Bei aller Skepsis muss ich natürlich einräumen: Nur weil etwas nicht zu einer etablierten westlichen Denkschule gehört, ist es noch lange nicht unwahr. Manche Forscher sind der Meinung, dass jeder fünfte Mensch eine Hochsensible Person (HSP) ist. Hierbei handelt es sich um eine wissenschaftlich anerkannte Diagnose. Allerdings ist HSP kein Persönlichkeitstyp, sondern die Bezeichnung für eine Person mit einem übersensiblen Nervensystem. Abgesehen davon, dass sie sich schnell von Emotionalem überwältigt fühlen und unglaublich viel Empathie besitzen, sind HSP auch empfindlicher für Licht, Klang und Temperaturen. In der Empathen-Community gilt es als gesichert, dass die meisten Empathen HSP sind, doch dass im Gegenzug nicht alle HSP Empathen sind.
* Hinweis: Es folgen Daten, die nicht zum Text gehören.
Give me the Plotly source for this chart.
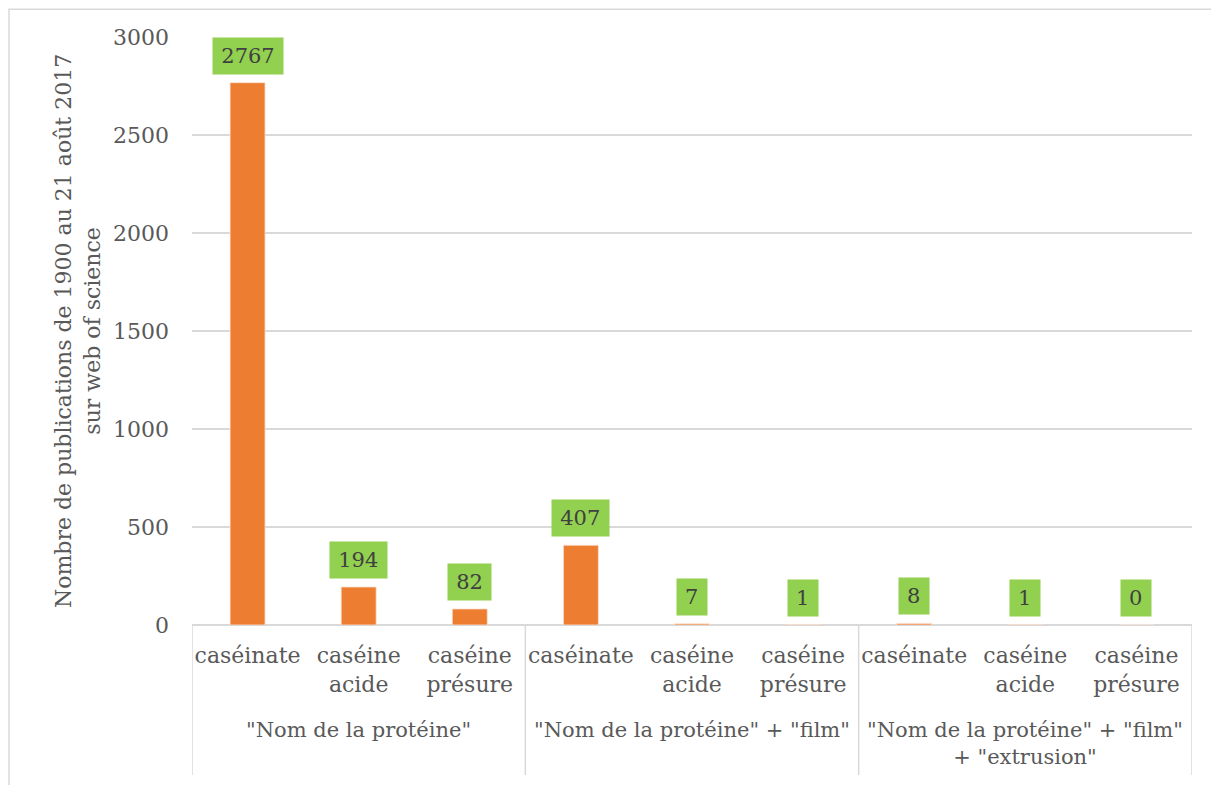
import plotly.graph_objects as go

# ---- data ----
groups = ['"Nom de la protéine"',
          '"Nom de la protéine" + "film"',
          '"Nom de la protéine" + "film"<br>+ "extrusion"']
proteins = ["caséinate", "caséine<br>acide", "caséine<br>présure"]
values = [2767, 194, 82, 407, 7, 1, 8, 1, 0]
y_ticks = [0, 500, 1000, 1500, 2000, 2500, 3000]

n_p = len(proteins)
xs = list(range(len(values)))
tick_text = [proteins[i % n_p] for i in xs]

FONT = "DejaVu Serif"
GRAY = "#595959"
GRID = "#D9D9D9"
FS = 22

fig = go.Figure()
fig.add_trace(go.Bar(
    x=xs, y=values, width=0.315,
    marker=dict(color="#ED7D31", line=dict(color="#FBE5D6", width=0.8)),
    hoverinfo="x+y",
))

# data labels (green boxes)
for x, v in zip(xs, values):
    s = str(v)
    fig.add_annotation(
        x=x, y=v, xref="x", yref="y", text=s, showarrow=False,
        yanchor="bottom", yshift=8, bgcolor="#92D050",
        width=16 + 13.5 * len(s), height=36, borderpad=0,
        font=dict(family=FONT, size=FS - 1, color="#404040"),
    )

# group labels
for g, name in enumerate(groups):
    fig.add_annotation(
        x=g * n_p + (n_p - 1) / 2, y=-0.155, xref="x", yref="paper",
        text=name, showarrow=False, yanchor="top", xanchor="center",
        font=dict(family=FONT, size=21, color=GRAY),
    )

# group dividers
for g in range(len(groups) + 1):
    xd = g * n_p - 0.5
    fig.add_shape(type="line", xref="x", yref="paper",
                  x0=xd, x1=xd, y0=0, y1=-0.255,
                  line=dict(color=GRID, width=1.5))

# y-axis title
fig.add_annotation(
    x=-0.114, y=0.5, xref="paper", yref="paper", textangle=-90,
    xanchor="center", yanchor="middle",
    text="Nombre de publications de 1900 au 21 août 2017<br>sur web of science",
    showarrow=False, font=dict(family=FONT, size=FS, color=GRAY),
)

# chart border
fig.add_shape(type="rect", xref="paper", yref="paper",
              x0=-0.183, x1=1.06, y0=-0.3, y1=1.047,
              line=dict(color=GRID, width=1.5), layer="below")

fig.update_layout(
    width=1219, height=785,
    margin=dict(l=184, r=35, t=29, b=168),
    paper_bgcolor="white", plot_bgcolor="white",
    showlegend=False,
    font=dict(family=FONT, size=FS, color=GRAY),
    xaxis=dict(
        tickmode="array", tickvals=xs, ticktext=tick_text,
        range=[-0.5, len(values) - 0.5],
        showgrid=False, zeroline=False, showline=False,
        ticks="", ticklabelstandoff=15,
        tickfont=dict(family=FONT, size=FS, color=GRAY),
    ),
    yaxis=dict(
        range=[0, 3000], tickvals=y_ticks,
        showgrid=True, gridcolor=GRID, gridwidth=1.5,
        zeroline=True, zerolinecolor=GRID, zerolinewidth=1.5,
        showline=False, ticks="", ticklabelstandoff=22,
        tickfont=dict(family=FONT, size=FS, color=GRAY),
    ),
)

fig.write_html("out.html")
Solange es keine wissenschaftliche Diagnose gibt, rät Caroline zu Selbstversuchen. "Meinst du, dass du von Anderen etwas empfängst? Frag sie unauffällig danach, zum Beispiel: 'Hey, du siehst ein bisschen blass aus, geht's dir gut?' Wenn jemand das dann bestätigt, ist das sehr positiv. Es hilft dir, dich selbst ernster zu nehmen. Du bist die Person, die einsehen muss, dass es diese Sache wirklich gibt—oder eben nicht, und dass es doch nur deine eigenen Gefühle sind. Das geht nur mit Feldversuchen. Wenn du deine intuitiven Erkenntnisse verfolgst, wirst du bald sehen, in welchen Bereichen es mehr als nur deine eigenen Gefühle gibt. Als vernünftiger, westlicher Mensch ist es vielleicht schwierig, sich dieser Vorstellung zu öffnen, und viele haben Angst. Aber du brauchst keine Angst mehr zu haben."

Egal, was du ansonsten von Carolines und Siobhans Ratschlägen hältst: Auf unsere eigenen Gefühle und die unserer Mitmenschen zu achten, hat (fast) noch niemandem geschadet.